Inspired by the success of the College Station, Texas initiative banning red light cameras, activists a hundred miles away in are collecting signatures to do the same in Baytown. Officials in the Gulf Coast city of 72,000 allowed American Traffic Solutions to set up the cameras in April 2008, but resident Byron Schirmbeck is circulating a petition in the hopes of giving voters the opportunity to take them back down.
"The response has been absolutely overwhelming," Schirmbeck told TheNewspaper. "I am conservative in saying that I have had less than ten percent of people I asked at public places refuse to sign because they support the cameras. The usual response to the question, 'Would you like to sign the petition to ban the red light cameras?' is 'Hell yes' and 'Can I get my wife to sign it too?'"
Schirmbeck formed the Baytown Red Light Camera Coalition PAC to coordinate the petition drive. He needs 620 verified signatures to qualify the initiative for the next ballot. No photo enforcement program has ever survived a public referendum.

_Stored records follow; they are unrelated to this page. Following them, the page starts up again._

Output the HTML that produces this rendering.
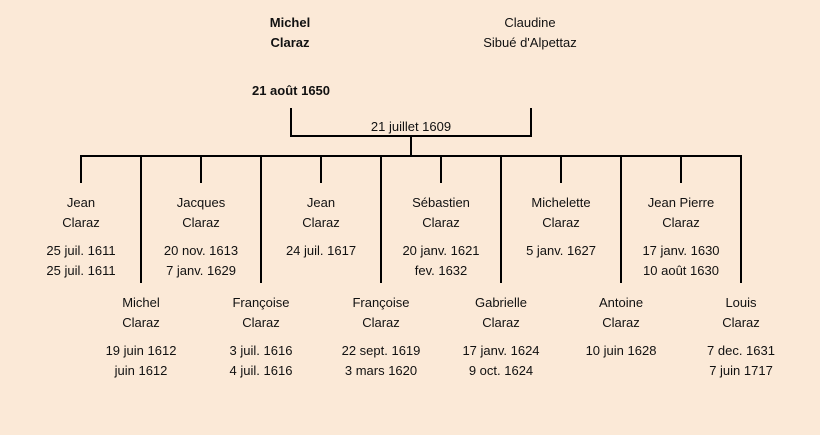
<!DOCTYPE html>
<html><head><meta charset="utf-8"><style>
body{margin:0;width:820px;height:435px;background:#fbe9d7;position:relative;font-family:"Liberation Sans",sans-serif;font-size:13px;color:#111;overflow:hidden}
.t{position:absolute;width:140px;text-align:center;line-height:20px;white-space:nowrap}
.b{font-weight:bold}
.l{position:absolute;background:#000}
</style></head><body>
<div class="t b" style="left:220px;top:13px">Michel<br>Claraz</div>
<div class="t" style="left:460px;top:13px">Claudine<br>Sibué d'Alpettaz</div>
<div class="t b" style="left:221px;top:81px">21 août 1650</div>
<div class="t" style="left:341px;top:117px">21 juillet 1609</div>
<div class="l" style="left:290px;top:108px;width:2px;height:29px"></div>
<div class="l" style="left:530px;top:108px;width:2px;height:29px"></div>
<div class="l" style="left:290px;top:135px;width:242px;height:2px"></div>
<div class="l" style="left:410px;top:135px;width:2px;height:21px"></div>
<div class="l" style="left:80px;top:155px;width:662px;height:2px"></div>
<div class="l" style="left:80px;top:155px;width:2px;height:28px"></div>
<div class="l" style="left:140px;top:155px;width:2px;height:128px"></div>
<div class="l" style="left:200px;top:155px;width:2px;height:28px"></div>
<div class="l" style="left:260px;top:155px;width:2px;height:128px"></div>
<div class="l" style="left:320px;top:155px;width:2px;height:28px"></div>
<div class="l" style="left:380px;top:155px;width:2px;height:128px"></div>
<div class="l" style="left:440px;top:155px;width:2px;height:28px"></div>
<div class="l" style="left:500px;top:155px;width:2px;height:128px"></div>
<div class="l" style="left:560px;top:155px;width:2px;height:28px"></div>
<div class="l" style="left:620px;top:155px;width:2px;height:128px"></div>
<div class="l" style="left:680px;top:155px;width:2px;height:28px"></div>
<div class="l" style="left:740px;top:155px;width:2px;height:128px"></div>

<div class="t" style="left:11px;top:193px">Jean<br>Claraz<div style="height:8px"></div>25 juil. 1611<br>25 juil. 1611</div>
<div class="t" style="left:131px;top:193px">Jacques<br>Claraz<div style="height:8px"></div>20 nov. 1613<br>7 janv. 1629</div>
<div class="t" style="left:251px;top:193px">Jean<br>Claraz<div style="height:8px"></div>24 juil. 1617</div>
<div class="t" style="left:371px;top:193px">Sébastien<br>Claraz<div style="height:8px"></div>20 janv. 1621<br>fev. 1632</div>
<div class="t" style="left:491px;top:193px">Michelette<br>Claraz<div style="height:8px"></div>5 janv. 1627</div>
<div class="t" style="left:611px;top:193px">Jean Pierre<br>Claraz<div style="height:8px"></div>17 janv. 1630<br>10 août 1630</div>

<div class="t" style="left:71px;top:293px">Michel<br>Claraz<div style="height:8px"></div>19 juin 1612<br>juin 1612</div>
<div class="t" style="left:191px;top:293px">Françoise<br>Claraz<div style="height:8px"></div>3 juil. 1616<br>4 juil. 1616</div>
<div class="t" style="left:311px;top:293px">Françoise<br>Claraz<div style="height:8px"></div>22 sept. 1619<br>3 mars 1620</div>
<div class="t" style="left:431px;top:293px">Gabrielle<br>Claraz<div style="height:8px"></div>17 janv. 1624<br>9 oct. 1624</div>
<div class="t" style="left:551px;top:293px">Antoine<br>Claraz<div style="height:8px"></div>10 juin 1628</div>
<div class="t" style="left:671px;top:293px">Louis<br>Claraz<div style="height:8px"></div>7 dec. 1631<br>7 juin 1717</div>
</body></html>
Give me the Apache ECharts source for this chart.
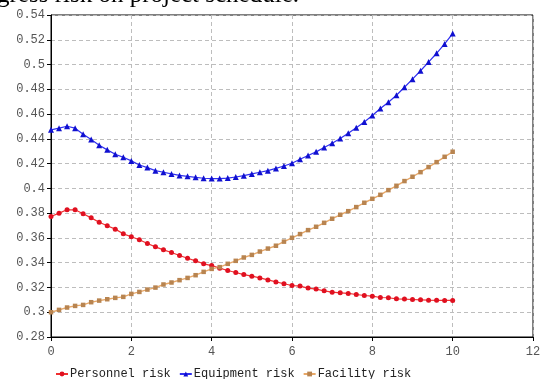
<!DOCTYPE html>
<html>
<head>
<meta charset="utf-8">
<script src="https://cdn.jsdelivr.net/npm/echarts@6/dist/echarts.min.js"></script>
<style>html,body{margin:0;padding:0;background:#fff}#c{width:545px;height:379px}</style>
</head>
<body>
<div id="c"></div>
<script>
const xValues = [0,0.2,0.4,0.6,0.8,1,1.2,1.4,1.6,1.8,2,2.2,2.4,2.6,2.8,3,3.2,3.4,3.6,3.8,4,4.2,4.4,4.6,4.8,5,5.2,5.4,5.6,5.8,6,6.2,6.4,6.6,6.8,7,7.2,7.4,7.6,7.8,8,8.2,8.4,8.6,8.8,9,9.2,9.4,9.6,9.8,10];
const personnel = [0.3773,0.3800,0.3827,0.3827,0.3795,0.3762,0.3727,0.3698,0.3671,0.3633,0.3609,0.3585,0.3555,0.3528,0.3504,0.3482,0.3458,0.3436,0.3415,0.3391,0.3377,0.3356,0.3337,0.3321,0.3304,0.3291,0.3277,0.3261,0.3245,0.3230,0.3216,0.3211,0.3195,0.3187,0.3173,0.3162,0.3157,0.3152,0.3143,0.3135,0.3130,0.3119,0.3117,0.3108,0.3106,0.3103,0.3100,0.3097,0.3096,0.3095,0.3095];
const equipment = [0.4473,0.4486,0.4502,0.4486,0.4437,0.4394,0.4348,0.4311,0.4275,0.4251,0.4222,0.4189,0.4168,0.4143,0.4130,0.4117,0.4105,0.4097,0.4089,0.4082,0.4079,0.4079,0.4083,0.4092,0.4103,0.4117,0.4130,0.4143,0.4161,0.4181,0.4203,0.4235,0.4265,0.4295,0.4330,0.4365,0.4403,0.4446,0.4490,0.4536,0.4588,0.4645,0.4696,0.4752,0.4817,0.4882,0.4950,0.5020,0.5091,0.5166,0.5250];
const facility = [0.3000,0.3019,0.3038,0.3051,0.3059,0.3081,0.3094,0.3105,0.3116,0.3124,0.3148,0.3164,0.3183,0.3199,0.3224,0.3240,0.3259,0.3277,0.3299,0.3326,0.3350,0.3364,0.3391,0.3415,0.3442,0.3463,0.3490,0.3514,0.3537,0.3570,0.3601,0.3631,0.3663,0.3690,0.3722,0.3755,0.3787,0.3816,0.3849,0.3884,0.3916,0.3948,0.3986,0.4021,0.4059,0.4094,0.4131,0.4172,0.4212,0.4255,0.4296];
const seriesNames = ['Personnel risk','Equipment risk','Facility risk'];
const xTicks = [0,2,4,6,8,10,12];
const yTicks = [0.28,0.30,0.32,0.34,0.36,0.38,0.40,0.42,0.44,0.46,0.48,0.50,0.52,0.54];
const titleText = 'gress risk on project schedule.';

function pairs(ys){ return xValues.map((x,i)=>[x, ys[i]]); }
function fmtY(v){ return String(Math.round(v*100)/100); }

const chart = echarts.init(document.getElementById('c'), null, {renderer:'canvas'});
const mono = "'Liberation Mono','DejaVu Sans Mono',monospace";
const gridLine = {show:true, lineStyle:{color:'#bdbdbd', type:[4,3], width:1}};
chart.setOption({
  animation:false,
  backgroundColor:'#fff',
  graphic:[{
    type:'text', left:-3, top:-17,
    style:{text:titleText, font:"25px 'Liberation Serif','DejaVu Serif',serif", fill:'#000'}
  }],
  grid:{left:51, right:12, top:15, bottom:42, show:true, borderColor:'#000', borderWidth:1},
  legend:{
    left:50, top:363, itemWidth:12, itemHeight:6, itemGap:8,
    textStyle:{fontFamily:mono, fontSize:12, color:'#222', padding:[0,0,0,-3]},
    data:seriesNames
  },
  xAxis:{
    type:'value', min:0, max:12, interval:2,
    axisLine:{show:true, lineStyle:{color:'#000'}},
    axisTick:{show:true, length:4, lineStyle:{color:'#000'}},
    axisLabel:{fontFamily:mono, fontSize:12, color:'#555', margin:9},
    splitLine:gridLine
  },
  yAxis:{
    type:'value', min:0.28, max:0.54, interval:0.02,
    axisLine:{show:true, lineStyle:{color:'#000'}},
    axisTick:{show:true, length:4, lineStyle:{color:'#000'}},
    axisLabel:{fontFamily:mono, fontSize:12, color:'#555', margin:6, formatter:fmtY},
    splitLine:gridLine
  },
  series:[
    {name:seriesNames[0], type:'line', data:pairs(personnel), symbol:'circle', symbolSize:5,
      lineStyle:{color:'#f03030', width:1.2}, itemStyle:{color:'#e01020'}},
    {name:seriesNames[1], type:'line', data:pairs(equipment), symbol:'triangle', symbolSize:6,
      lineStyle:{color:'#3030f0', width:1.2}, itemStyle:{color:'#1010d0'}},
    {name:seriesNames[2], type:'line', data:pairs(facility), symbol:'rect', symbolSize:4.5,
      lineStyle:{color:'#e8a868', width:1.4}, itemStyle:{color:'#b88450'}}
  ]
});
</script>
</body>
</html>
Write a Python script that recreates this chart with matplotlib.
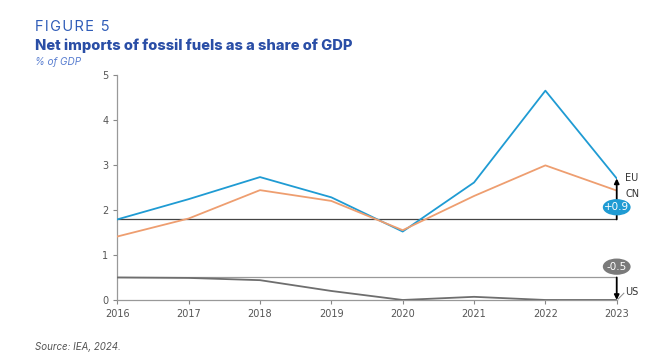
import matplotlib
matplotlib.use("Agg")
import matplotlib.pyplot as plt
from matplotlib.patches import Ellipse

years = [2016, 2017, 2018, 2019, 2020, 2021, 2022, 2023]
eu = [1.79, 2.24, 2.73, 2.28, 1.52, 2.61, 4.65, 2.70]
cn = [1.41, 1.81, 2.44, 2.20, 1.55, 2.31, 2.99, 2.43]
us = [0.50, 0.49, 0.44, 0.20, 0.00, 0.07, 0.00, 0.00]

eu_base = eu[0]
us_base = us[0]
eu_change = "+0.9"
us_change = "-0.5"

blue = "#1f9bd3"
orange = "#ee9e70"
grey = "#6e6e6e"
tick_col = "#555555"

fig = plt.figure(figsize=(6.54, 3.55), dpi=100)
ax = fig.add_axes([0.1794, 0.155, 0.7636, 0.634])

ax.plot(years, eu, color=blue, lw=1.3, zorder=3)
ax.plot(years, cn, color=orange, lw=1.3, zorder=3)
ax.plot(years, us, color=grey, lw=1.3, zorder=3)

# reference lines at 2016 levels
ax.plot([years[0], years[-1]], [eu_base, eu_base], color="#444444", lw=0.9, zorder=2)
ax.plot([years[0], years[-1]], [us_base, us_base], color="#999999", lw=0.9, zorder=2)

# change arrows at the last year
ax.annotate("", xy=(years[-1], eu[-1]), xytext=(years[-1], eu_base),
            arrowprops=dict(arrowstyle="-|>", color="black", lw=1.3,
                            mutation_scale=7, shrinkA=0, shrinkB=0), zorder=4)
ax.annotate("", xy=(years[-1], us[-1]), xytext=(years[-1], us_base),
            arrowprops=dict(arrowstyle="-|>", color="black", lw=1.3,
                            mutation_scale=7, shrinkA=0, shrinkB=0), zorder=4)

# bubbles with the change
ax.add_patch(Ellipse((years[-1], 2.06), 0.37, 0.33, color=blue, zorder=5, clip_on=False))
ax.text(years[-1], 2.06, eu_change, color="white", ha="center", va="center",
        fontsize=7.5, zorder=6)
ax.add_patch(Ellipse((years[-1], 0.74), 0.37, 0.33, color="#7a7a7a", zorder=5, clip_on=False))
ax.text(years[-1], 0.74, us_change, color="white", ha="center", va="center",
        fontsize=7.5, zorder=6)

# series labels
ax.text(years[-1] + 0.12, eu[-1], "EU", fontsize=7, color="#333333", va="center")
ax.text(years[-1] + 0.12, 2.36, "CN", fontsize=7, color="#333333", va="center")
ax.plot([years[-1] + 0.02, years[-1] + 0.1], [0.02, 0.15], color="#888888", lw=0.7,
        clip_on=False)
ax.text(years[-1] + 0.12, 0.17, "US", fontsize=7, color="#333333", va="center")

ax.set_xlim(years[0], years[-1])
ax.set_ylim(0, 5)
ax.set_xticks(years)
ax.set_yticks([0, 1, 2, 3, 4, 5])
ax.tick_params(colors="#888888", labelcolor=tick_col, labelsize=7, length=3, width=0.8)
for s in ["top", "right"]:
    ax.spines[s].set_visible(False)
for s in ["left", "bottom"]:
    ax.spines[s].set_color("#999999")
    ax.spines[s].set_linewidth(0.9)

hair = "\u200a"
fig.text(0.054, 0.913, hair.join("FIGURE 5"), fontsize=10.5, color="#2f5cb8",
         family=["Inter", "DejaVu Sans"], va="baseline")
fig.text(0.054, 0.859, "Net imports of fossil fuels as a share of GDP", fontsize=10.6,
         color="#2a4ea6", family="Inter", fontweight="heavy", va="baseline")
fig.text(0.054, 0.817, "% of GDP", fontsize=7.2, color="#5a7fd0", style="italic",
         family="Inter", va="baseline")
fig.text(0.054, 0.015, "Source: IEA, 2024.", fontsize=7, color="#555555", style="italic",
         family="Inter")

fig.savefig("out.png", dpi=100)
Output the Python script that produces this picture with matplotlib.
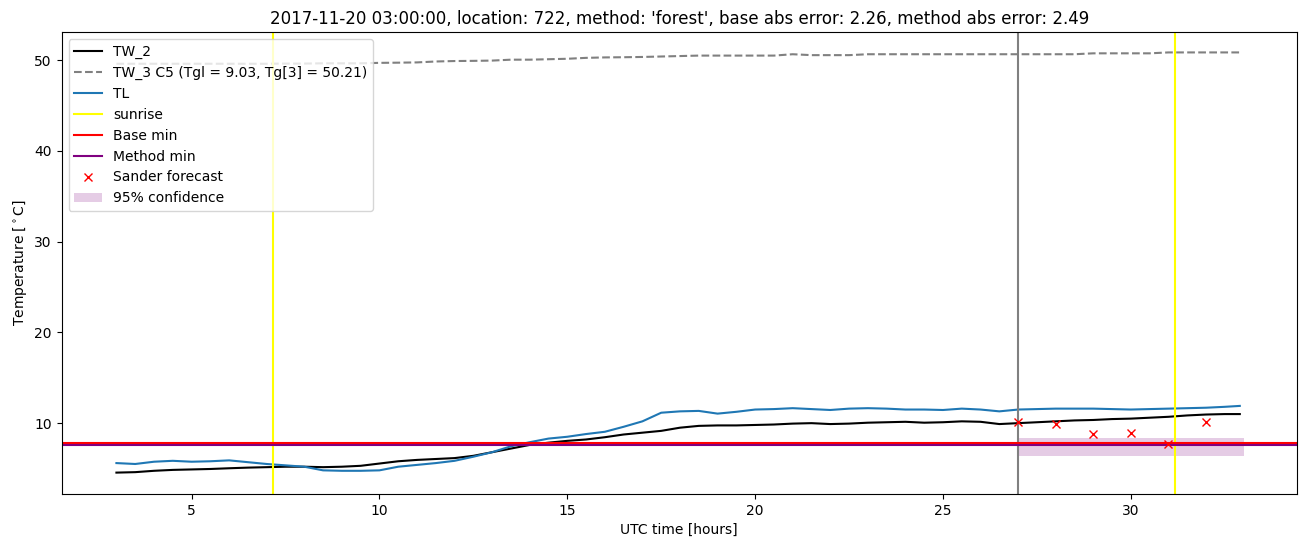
import matplotlib
matplotlib.use("Agg")
import matplotlib.pyplot as plt
import numpy as np

hours = [3.0, 3.5, 4.0, 4.5, 5.0, 5.5, 6.0, 6.5, 7.0, 7.5, 8.0, 8.5, 9.0, 9.5,
         10.0, 10.5, 11.0, 11.5, 12.0, 12.5, 13.0, 13.5, 14.0, 14.5, 15.0, 15.5,
         16.0, 16.5, 17.0, 17.5, 18.0, 18.5, 19.0, 19.5, 20.0, 20.5, 21.0, 21.5,
         22.0, 22.5, 23.0, 23.5, 24.0, 24.5, 25.0, 25.5, 26.0, 26.5, 27.0, 27.5,
         28.0, 28.5, 29.0, 29.5, 30.0, 30.5, 31.0, 31.5, 32.0, 32.5, 32.9]

tw2 = [4.55, 4.6, 4.75, 4.85, 4.9, 4.95, 5.03, 5.1, 5.15, 5.2, 5.2, 5.15, 5.2, 5.3,
       5.55, 5.8, 5.95, 6.05, 6.15, 6.4, 6.8, 7.2, 7.6, 7.85, 8.05, 8.2,
       8.45, 8.75, 8.95, 9.15, 9.5, 9.7, 9.75, 9.75, 9.8, 9.85, 9.95, 10.0,
       9.9, 9.95, 10.05, 10.1, 10.15, 10.05, 10.1, 10.2, 10.15, 9.9, 10.0, 10.1,
       10.2, 10.3, 10.35, 10.45, 10.5, 10.6, 10.7, 10.85, 10.95, 11.0, 11.0]

tl = [5.6, 5.5, 5.75, 5.85, 5.75, 5.8, 5.9, 5.7, 5.5, 5.35, 5.2, 4.8, 4.75, 4.75,
      4.8, 5.2, 5.4, 5.6, 5.85, 6.3, 6.8, 7.45, 7.9, 8.3, 8.5, 8.8,
      9.05, 9.6, 10.2, 11.15, 11.3, 11.35, 11.05, 11.25, 11.5, 11.55, 11.65, 11.55,
      11.45, 11.6, 11.65, 11.6, 11.5, 11.5, 11.45, 11.6, 11.5, 11.3, 11.5, 11.55,
      11.6, 11.6, 11.6, 11.55, 11.5, 11.55, 11.6, 11.65, 11.7, 11.8, 11.9]

tw3 = [49.6, 49.6, 49.6, 49.6, 49.6, 49.6, 49.6, 49.6, 49.6, 49.62, 49.62, 49.65, 49.65, 49.65,
       49.7, 49.72, 49.75, 49.85, 49.9, 49.92, 49.95, 50.05, 50.05, 50.1, 50.15, 50.25,
       50.3, 50.32, 50.35, 50.4, 50.45, 50.5, 50.5, 50.5, 50.5, 50.5, 50.65, 50.55,
       50.55, 50.55, 50.65, 50.65, 50.65, 50.65, 50.65, 50.65, 50.65, 50.65, 50.65, 50.65,
       50.65, 50.65, 50.75, 50.75, 50.75, 50.75, 50.85, 50.85, 50.85, 50.85, 50.85]

sunrise_hours = [7.18, 31.17]
forecast_start = 27.0
base_min = 7.8
method_min = 7.55

forecast_hours = [27, 28, 29, 30, 31, 32]
forecast_vals = [10.1, 9.9, 8.78, 8.92, 7.68, 10.13]

conf_hours = [27.0, 33.0]
conf_low = [6.39, 6.39]
conf_high = [8.37, 8.37]

title = ("2017-11-20 03:00:00, location: 722, method: 'forest', "
         "base abs error: 2.26, method abs error: 2.49")

fig = plt.figure(figsize=(13.1, 5.47), dpi=100)
ax = fig.add_axes([0.047, 0.097, 0.943, 0.8445])

ax.plot(hours, tw2, color="black", label="TW_2")
ax.plot(hours, tw3, color="gray", linestyle="--",
        label="TW_3 C5 (Tgl = 9.03, Tg[3] = 50.21)")
ax.plot(hours, tl, color="C0", label="TL")
ax.axvline(sunrise_hours[0], color="yellow", label="sunrise")
ax.axvline(sunrise_hours[1], color="yellow")
ax.axvline(forecast_start, color="gray")
ax.axhline(base_min, color="red", label="Base min")
ax.axhline(method_min, color="purple", label="Method min")
ax.plot(forecast_hours, forecast_vals, "x", color="red", linestyle="none",
        label="Sander forecast")
ax.fill_between(conf_hours, conf_low, conf_high, color="purple", alpha=0.2,
                linewidth=0, label="95% confidence")

ax.set_xlim(1.54, 34.42)
ax.set_ylim(2.2, 53.1)
ax.set_title(title)
ax.set_xlabel("UTC time [hours]")
ax.set_ylabel(r"Temperature [$^\circ$C]")
ax.legend(loc="upper left")

fig.savefig("out.png", dpi=100)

Schirmbeck has been especially interested in the issue since he caught the city using illegally short yellow times in an effort to increase revenue. After he beat his ticket at West Baker and Garth Roads earlier this year, the city increased the yellow time to 4.5 seconds on June 5. Seeing the number of $75 violations drop, the city decreased the yellow time to 4.0 seconds in July. The city justified this change by putting up a 40 MPH speed limit sign on the camera-monitored approach, even though the other side of the same road is posted at 45 MPH. Texas law sets minimum yellow timing standards according to the posted speed limit.
"Just when I think I have seen the city do everything they can to keep their revenue with the cameras they go and surprise me again," Schirmbeck said.